India considers monitoring algorithms used by social media and internet companies
According to sources, the union administration is mulling a proposal to hold internet and social media companies "accountable" for the "algorithms" they employ to customise material based on users' individual browsing histories and profiles. If the proposal is included in the upcoming Digital India Act (DIA), India will be one of the first few countries to opt for legislative monitoring of these proprietary codes.
It is expected that the draught rules might include measures governing the use of cutting-edge technology such as sophisticated quantum computing, artificial intelligence, and the metaverse. The reason for this is to prevent misuse of citizen’s data through powerful algorithms. The DIA will also have rules governing how big internet companies handle data processing. This should prohibit them from identifying a specific user from an anonymized dataset.
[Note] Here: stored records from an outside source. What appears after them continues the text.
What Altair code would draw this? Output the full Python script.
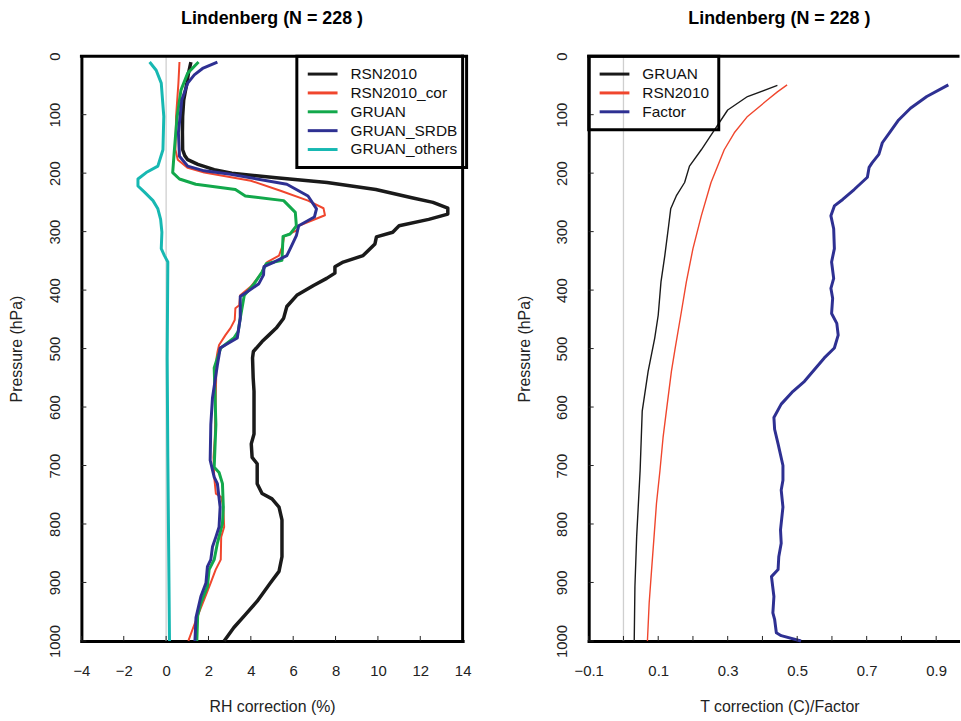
import altair as alt
import pandas as pd

# ---------------- Left panel: RH correction profiles ----------------
rh_series = ["RSN2010", "RSN2010_cor", "GRUAN", "GRUAN_SRDB", "GRUAN_others"]
rh_colors = ["#1a1a1a", "#f0462d", "#12a84b", "#2e3092", "#17b8b2"]
rh_widths = [3.5, 2.0, 3.0, 3.0, 3.0]

rsn_p = [10, 30, 46, 75, 103, 130, 160, 170, 177, 185, 194, 200, 208, 216, 228, 242, 250, 260, 270,
         279, 290, 295, 301, 309, 321, 341, 352, 360, 371, 380, 392, 409, 428, 448, 465, 477, 488, 505,
         516, 550, 573, 646, 663, 686, 697, 731, 748, 757, 771, 793, 856, 881, 901, 932, 957, 977, 1000]
rsn_v = [1.17, 1.05, 0.98, 0.83, 0.78, 0.77, 0.78, 0.88, 1.02, 1.5, 2.27, 3.1, 5.2, 7.6, 9.9, 11.6, 12.6,
         13.3, 13.3, 12.4, 11.0, 10.86, 10.7, 9.93, 9.86, 9.3, 8.36, 7.97, 7.97, 7.58, 6.96, 6.17, 5.7,
         5.55, 5.2, 4.85, 4.53, 4.12, 4.08, 4.11, 4.15, 4.15, 4.02, 4.06, 4.3, 4.3, 4.53, 5.0, 5.33, 5.47,
         5.47, 5.33, 4.92, 4.3, 3.69, 3.2, 2.74]

cor_p = [10, 46, 103, 160, 177, 191, 199, 213, 230, 247, 260, 272, 290, 298, 308, 324, 341, 352, 360,
         371, 394, 409, 426, 431, 451, 465, 477, 494, 505, 516, 573, 652, 686, 720, 748, 754, 771, 805,
         822, 861, 878, 901, 929, 957, 980, 1000]
cor_v = [0.63, 0.58, 0.47, 0.44, 0.55, 1.02, 1.8, 4.0, 5.4, 6.7, 7.43, 7.5, 6.26, 6.17, 5.57, 5.5, 5.33,
         4.77, 4.62, 4.5, 4.0, 3.5, 3.45, 3.27, 3.24, 3.04, 2.8, 2.5, 2.43, 2.38, 2.35, 2.3, 2.24, 2.27,
         2.35, 2.6, 2.7, 2.74, 2.6, 2.58, 2.34, 2.1, 1.8, 1.49, 1.25, 1.05]

gru_p = [10, 29, 58, 103, 160, 199, 210, 219, 228, 239, 247, 267, 290, 304, 308, 349, 355, 369, 389,
         409, 448, 471, 482, 499, 516, 533, 630, 703, 712, 731, 771, 799, 833, 861, 878, 907, 935, 957,
         1000]
gru_v = [1.53, 1.02, 0.7, 0.52, 0.39, 0.31, 0.63, 1.4, 3.27, 3.74, 5.55, 6.1, 6.15, 5.86, 5.52, 5.47,
         4.73, 4.53, 4.16, 3.69, 3.5, 3.4, 3.2, 2.58, 2.42, 2.27, 2.35, 2.27, 2.5, 2.66, 2.7, 2.66, 2.42,
         2.27, 2.03, 1.95, 1.64, 1.49, 1.45]

srdb_p = [10, 21, 32, 46, 75, 131, 171, 188, 196, 202, 219, 239, 261, 275, 290, 307, 329, 341, 352,
          360, 374, 389, 403, 411, 448, 482, 499, 511, 528, 584, 630, 691, 720, 731, 771, 805, 822, 839,
          861, 873, 901, 924, 960, 1000]
srdb_v = [2.42, 1.72, 1.33, 1.02, 0.74, 0.58, 0.63, 1.02, 1.8, 3.05, 5.7, 6.7, 7.1, 7.0, 6.26, 6.15,
          5.86, 5.7, 5.1, 4.62, 4.6, 4.38, 3.83, 3.5, 3.5, 3.36, 2.55, 2.5, 2.42, 2.19, 2.11, 2.08, 2.27,
          2.42, 2.55, 2.5, 2.35, 2.19, 2.11, 1.95, 1.88, 1.64, 1.41, 1.36]

oth_p = [10, 24, 46, 103, 160, 188, 199, 210, 222, 233, 247, 261, 279, 301, 329, 341, 352, 516, 686, 1000]
oth_v = [-0.78, -0.47, -0.23, -0.11, -0.15, -0.39, -0.94, -1.33, -1.33, -1.01, -0.62, -0.39, -0.26,
         -0.2, -0.23, -0.08, 0.08, 0.05, 0.08, 0.16]

# ---------------- Right panel: T correction / factor ----------------
t_series = ["GRUAN", "RSN2010", "Factor"]
t_colors = ["#1a1a1a", "#f0462d", "#2e3092"]
t_widths = [1.4, 1.4, 3.0]

tg_p = [50, 69, 92, 126, 160, 188, 216, 239, 261, 290, 341, 386, 443, 482, 539, 607, 708, 822, 907, 1000]
tg_v = [0.443, 0.357, 0.3, 0.262, 0.224, 0.19, 0.176, 0.152, 0.136, 0.13, 0.119, 0.108, 0.1, 0.09,
        0.071, 0.054, 0.048, 0.038, 0.033, 0.031]

tr_p = [49, 61, 75, 103, 131, 160, 216, 273, 329, 386, 443, 499, 539, 595, 652, 709, 765, 822, 878,
        935, 1000]
tr_v = [0.471, 0.443, 0.414, 0.357, 0.319, 0.29, 0.252, 0.224, 0.2, 0.181, 0.165, 0.149, 0.138, 0.126,
        0.114, 0.105, 0.095, 0.088, 0.081, 0.074, 0.069]

tf_p = [49, 69, 89, 109, 128, 148, 168, 182, 190, 207, 228, 245, 256, 273, 295, 329, 352, 380, 397,
        414, 440, 457, 477, 499, 516, 556, 573, 595, 618, 638, 663, 700, 725, 742, 771, 810, 833, 856,
        878, 890, 924, 952, 963, 986, 991, 1000]
tf_v = [0.935, 0.873, 0.826, 0.792, 0.769, 0.745, 0.735, 0.716, 0.707, 0.702, 0.664, 0.631, 0.607,
        0.597, 0.605, 0.607, 0.599, 0.605, 0.597, 0.602, 0.599, 0.614, 0.618, 0.607, 0.578, 0.521,
        0.488, 0.454, 0.433, 0.435, 0.445, 0.459, 0.459, 0.454, 0.459, 0.452, 0.454, 0.447, 0.445,
        0.426, 0.433, 0.43, 0.435, 0.44, 0.454, 0.511]

# axis tick values
p_ticks = [0, 100, 200, 300, 400, 500, 600, 700, 800, 900, 1000]
rh_ticks = [-4, -2, 0, 2, 4, 6, 8, 10, 12, 14]
t_label_ticks = [-0.1, 0.1, 0.3, 0.5, 0.7, 0.9]
t_minor_ticks = [-0.1, 0.0, 0.1, 0.2, 0.3, 0.4, 0.5, 0.6, 0.7, 0.8, 0.9]

title_text = "Lindenberg (N = 228 )"

H = 589
WL = 384
WR = 372
FONT = "Liberation Sans"

y_scale = alt.Scale(domain=[0, 1000], reverse=True, nice=False, zero=False)
y_axis = alt.Axis(values=p_ticks, format="d", title="Pressure (hPa)", labelAngle=270,
                  labelAlign="center", labelBaseline="alphabetic", labelPadding=22, titlePadding=23,
                  labelFlush=False)


def legend(placement):
    if placement == "left":
        extra = dict(orient="none", legendX=217, legendY=0)
    else:
        extra = dict(orient="top-left", offset=0)
    return alt.Legend(title=None, symbolType="M-2,0H2", symbolSize=225,
                      symbolStrokeWidth=3, labelFontSize=15.5, labelFont=FONT, labelColor="#111",
                      labelOffset=19, symbolOffset=8, padding=9, rowPadding=1,
                      strokeColor="black", **extra)


def panel(series, colors, widths, ps, vs, xdom, xvals, xfmt, xtitle, minor, width, leg_place,
          right_frame, title_dx, xtitle_x):
    xs = alt.Scale(domain=xdom, nice=False, zero=False)
    cs = alt.Scale(domain=series, range=colors)
    x_axis = alt.Axis(values=xvals, format=xfmt, title=xtitle, labelPadding=23, titlePadding=20,
                      titleX=xtitle_x, labelFlush=False)
    zero = alt.Chart(pd.DataFrame({"v": [0]})).mark_rule(color="#cfcfcf", strokeWidth=1.3).encode(
        x=alt.X("v:Q", scale=xs, axis=x_axis))
    layers = [zero]
    for s, w, pp, vv in zip(series, widths, ps, vs):
        df = pd.DataFrame({"series": s, "p": pp, "v": vv})
        layers.append(
            alt.Chart(df).mark_line(strokeWidth=w, strokeJoin="round").encode(
                x=alt.X("v:Q", scale=xs, axis=x_axis),
                y=alt.Y("p:Q", scale=y_scale, axis=y_axis),
                color=alt.Color("series:N", scale=cs, legend=legend(leg_place)),
                order=alt.Order("p:Q"),
            )
        )
    xt = alt.Chart(pd.DataFrame({"v": minor})).mark_rule(color="#222", strokeWidth=1).encode(
        x=alt.X("v:Q", scale=xs, axis=x_axis), y=alt.value(H), y2=alt.value(H - 5))
    yt = alt.Chart(pd.DataFrame({"p": p_ticks})).mark_rule(color="#222", strokeWidth=1).encode(
        y=alt.Y("p:Q", scale=y_scale, axis=y_axis), x=alt.value(0), x2=alt.value(5))
    one = pd.DataFrame({"a": [0]})
    top = alt.Chart(one).mark_rule(color="black", strokeWidth=3, strokeCap="square").encode(
        x=alt.value(0), x2=alt.value(width), y=alt.value(0))
    layers += [xt, yt, top]
    if right_frame:
        layers.append(alt.Chart(one).mark_rule(color="black", strokeWidth=3, strokeCap="square").encode(
            x=alt.value(width), y=alt.value(0), y2=alt.value(H)))
    return alt.layer(*layers).properties(
        width=width, height=H,
        title=alt.TitleParams(title_text, fontSize=18, fontWeight="bold", font=FONT, color="black",
                              anchor="middle", offset=24, dx=title_dx))


left = panel(rh_series, rh_colors, rh_widths, [rsn_p, cor_p, gru_p, srdb_p, oth_p],
             [rsn_v, cor_v, gru_v, srdb_v, oth_v], [-4, 14], rh_ticks, "d", "RH correction (%)",
             rh_ticks, WL, "left", True, 0, WL / 2)
right = panel(t_series, t_colors, t_widths, [tg_p, tr_p, tf_p], [tg_v, tr_v, tf_v],
              [-0.1, -0.1 + WR / 350.0], t_label_ticks, ".1f", "T correction (C)/Factor",
              t_minor_ticks, WR, "right", False, 6, 192)

chart = alt.hconcat(left, right, spacing=45).resolve_scale(color="independent").properties(
    padding={"left": 9, "top": 7, "right": 0, "bottom": 0}
).configure(font=FONT).configure_view(stroke=None).configure_axis(
    grid=False, ticks=False, tickSize=0, domainColor="black", domainWidth=3, domainCap="square",
    labelFont=FONT, labelFontSize=15, labelColor="#222", titleFont=FONT, titleFontSize=16,
    titleFontWeight="normal", titleColor="#222"
).configure_legend(strokeWidth=3)

chart.save("out.html", embed_options={"renderer": "svg", "actions": False})
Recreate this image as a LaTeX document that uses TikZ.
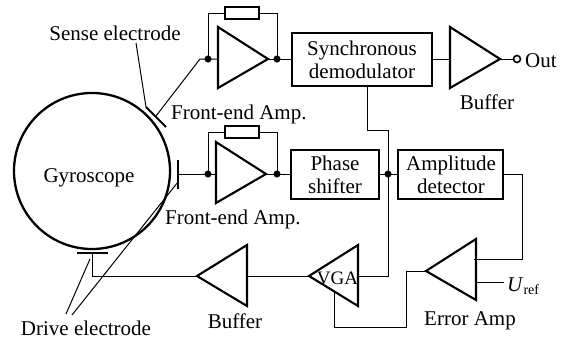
\documentclass[tikz,border=0pt]{standalone}
\usepackage{fontspec}
\setmainfont{Liberation Serif}
\usetikzlibrary{calc}
\tikzset{
  thin wire/.style={line width=1pt,line join=miter},
  thick shape/.style={line width=2.1pt,line join=miter},
  blockbox/.style={draw,line width=2.1pt,inner sep=0pt,align=center},
  res/.style={draw,line width=1.8pt,minimum width=34pt,minimum height=12pt,inner sep=0pt,fill=white},
  lab/.style={inner sep=0pt,align=center},
  dotn/.style={circle,fill=black,draw=black,line width=0.5pt,inner sep=0pt,minimum size=6.5pt},
  opn/.style={circle,draw,line width=1.6pt,fill=white,inner sep=0pt,minimum size=7pt}
}
\begin{document}
\begin{tikzpicture}[x=1pt,y=-1pt,font=\fontsize{21}{24}\selectfont]
\useasboundingbox (0,0) rectangle (568,343);
% gyroscope
\node[circle,draw,line width=2.3pt,minimum size=156pt,inner sep=0pt] (gyro) at (92,171) {};
\node[lab] (gyrot) at (89,178) {Gyroscope};
% electrodes
\coordinate (se1) at (146,107); \coordinate (se2) at (166,127);
\coordinate (sew) at (156,116);
\coordinate (de1) at (178,160); \coordinate (de2) at (178,189); \coordinate (dew) at (178,174);
\coordinate (dd1) at (77,253); \coordinate (dd2) at (108,253); \coordinate (ddw) at (92,253);
\draw[thick shape] (se1) -- (se2);
\draw[thick shape] (dd1) -- (dd2);
\draw[line width=1.6pt] (de1) -- (de2);
% blocks
\node[blockbox,minimum width=140pt,minimum height=53pt] (demod) at (362,59.5) {};
\node[lab,text width=140pt] at (362,60) {Synchronous\\[-0.5pt]demodulator};
\node[blockbox,minimum width=88pt,minimum height=49pt] (phase) at (335,174.5) {};
\node[lab] at (335,175) {Phase\\[-1pt]shifter};
\node[blockbox,minimum width=105pt,minimum height=49pt] (ampl) at (450.5,174.5) {};
\node[lab] at (451,174.5) {Amplitude\\[-1pt]detector};
% amp 1
\coordinate (a1a) at (218,27); \coordinate (a1b) at (218,88); \coordinate (a1t) at (268,59);
\coordinate (a1i) at (218,59);
\draw[thick shape] (a1a) -- (a1b) -- (a1t) -- cycle;
\node[res] (r1) at (242,13) {};
\coordinate (k1) at (200,59);
\coordinate (p1) at (208,59); \coordinate (p2) at (277,59);
\draw[thin wire] (sew) -- (k1) -- (a1i);
\draw[thin wire] (p1) |- (r1) -| (p2);
\draw[thin wire] (a1t) -- (demod.west |- p2);
\node[dotn] (n1) at (p1) {};
\node[dotn] (n2) at (p2) {};
% amp 2
\coordinate (a2a) at (216,142); \coordinate (a2b) at (216,203); \coordinate (a2t) at (266,174);
\draw[thick shape] (a2a) -- (a2b) -- (a2t) -- cycle;
\node[res] (r2) at (242,132) {};
\coordinate (p3) at (208,174); \coordinate (p4) at (277,174);
\draw[thin wire] (dew) -- (a2a |- p3);
\draw[thin wire] (p3) |- (r2) -| (p4);
\draw[thin wire] (a2t) -- (phase.west |- p4);
\node[dotn] (n3) at (p3) {};
\node[dotn] (n4) at (p4) {};
% buffer out
\coordinate (b1a) at (450,27); \coordinate (b1b) at (450,88); \coordinate (b1t) at (500,59);
\draw[thick shape] (b1a) -- (b1b) -- (b1t) -- cycle;
\node[opn] (outc) at (517,59) {};
\draw[thin wire] (demod.east |- b1t) -- (b1a |- b1t);
\draw[thin wire] (b1t) -- (outc);
\node[lab,anchor=west] (outt) at (525,61) {Out};
\node[lab] at (487,102) {Buffer};
% VGA
\coordinate (va) at (358,245); \coordinate (vb) at (358,306); \coordinate (vt) at (309,276);
\draw[thick shape] (va) -- (vb) -- (vt) -- cycle;
\node[lab,font=\fontsize{19}{22}\selectfont] (vgat) at (337.5,278) {VGA};
\coordinate (vr) at (358,276);
\coordinate (vc) at (334,292);
% buffer 2
\coordinate (b2a) at (247,245); \coordinate (b2b) at (247,306); \coordinate (b2t) at (197,276);
\draw[thick shape] (b2a) -- (b2b) -- (b2t) -- cycle;
\coordinate (b2r) at (247,276);
\draw[thin wire] (vt) -- (b2r);
\draw[thin wire] (b2t) -| (ddw);
\node[lab] at (235,321) {Buffer};
% error amp
\coordinate (ea) at (476,239); \coordinate (eb) at (476,300); \coordinate (et) at (426,271);
\draw[thick shape] (ea) -- (eb) -- (et) -- cycle;
\coordinate (ei) at (474,259); \coordinate (eu) at (476,282); \coordinate (uend) at (504,282);
\draw[thin wire] (uend) -- (eu);
\node[lab,anchor=west] (uref) at (507,286) {\textit{U}\raisebox{-3pt}{\fontsize{14}{14}\selectfont ref}};
\node[lab] at (470,321) {Error Amp};
% wiring
\coordinate (p5) at (388,174);
\coordinate (w1) at (367,130); \coordinate (w2) at (388,130);
\draw[thin wire] (phase.east |- p5) -- (ampl.west |- p5);
\draw[thin wire] (demod.south -| w1) -- (w1) -- (w2) -- (p5);
\draw[thin wire] (p5) -- (388,276) -- (vr);
\draw[thin wire] (ampl.east |- p5) -- (522,174) -- (522,259) -- (ei);
\draw[thin wire] (et) -- (406,271) -- (406,327) -- (334,327) -- (vc);
\node[dotn] (n5) at (p5) {};
% labels and leaders
\node[lab] (sl) at (115,33) {Sense electrode};
\node[lab,anchor=west] at (171,114) {Front-end Amp.};
\node[lab,anchor=west] at (165,219) {Front-end Amp.};
\node[lab] (dl) at (86,328) {Drive electrode};
\coordinate (l1) at (136,43); \coordinate (l2) at (66,314); \coordinate (l3) at (72,315);
\coordinate (l4) at (90,259); \coordinate (l5) at (178,182);
\draw[thin wire] (l1) -- (se1);
\draw[thin wire] (l2) -- (l4);
\draw[thin wire] (l3) -- (l5);
\end{tikzpicture}
\end{document}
Initiative by Samsung for startups to work in government’s Digital India Stack
Samsung is seeking entrepreneurs to develop on technology related to the government's Digital India stack and on industries such as wallets, health, and fitness where goods can be integrated into the business's ecosystem.
Applications including UPI, Digilocker, Open Network for Digital Commerce (ONDC), Open Credit Enablement Network (OCEN), and Unified Health Interface (UHI), among others, have repositories in the Digital India stack, which is managed by the government.
Startups from the fintech, health tech, and e-commerce industries were present at the event and will receive technical mentoring from Samsung experts as well as advice on how to secure their intellectual property.
In order to help some of the startups scale their ideas even further, Samsung will also consider providing funding support on a case-to-case basis.
Startup funding dips 35% as compared to last year: Tracxn report
According to a report by startup data platform Tracxn, the Indian startup ecosystem has seen a 35% year-over-year decline in total funding so far in 2022 (until December 5) at $24.7 billion, with the retail and fintech industries among the worst-affected.
According to the report, the amount of money raised in the retail and fintech sectors fell by 57% and 41%, respectively, in 2022. However, these two industries, together with business applications, continued to be the leading fundraisers throughout the year.
As valuations realised during exits became more modest, the report also noted a decline in investor exits throughout the year. 11 startups conducted initial public offerings (IPOs) in 2022 compared to 16 the previous year.
According to Tracxn cofounder and CEO Neha Singh, a pattern that has evolved over the past few years is that both Indian new-age enterprises and legacy corporates are taking part in startup M&A activity.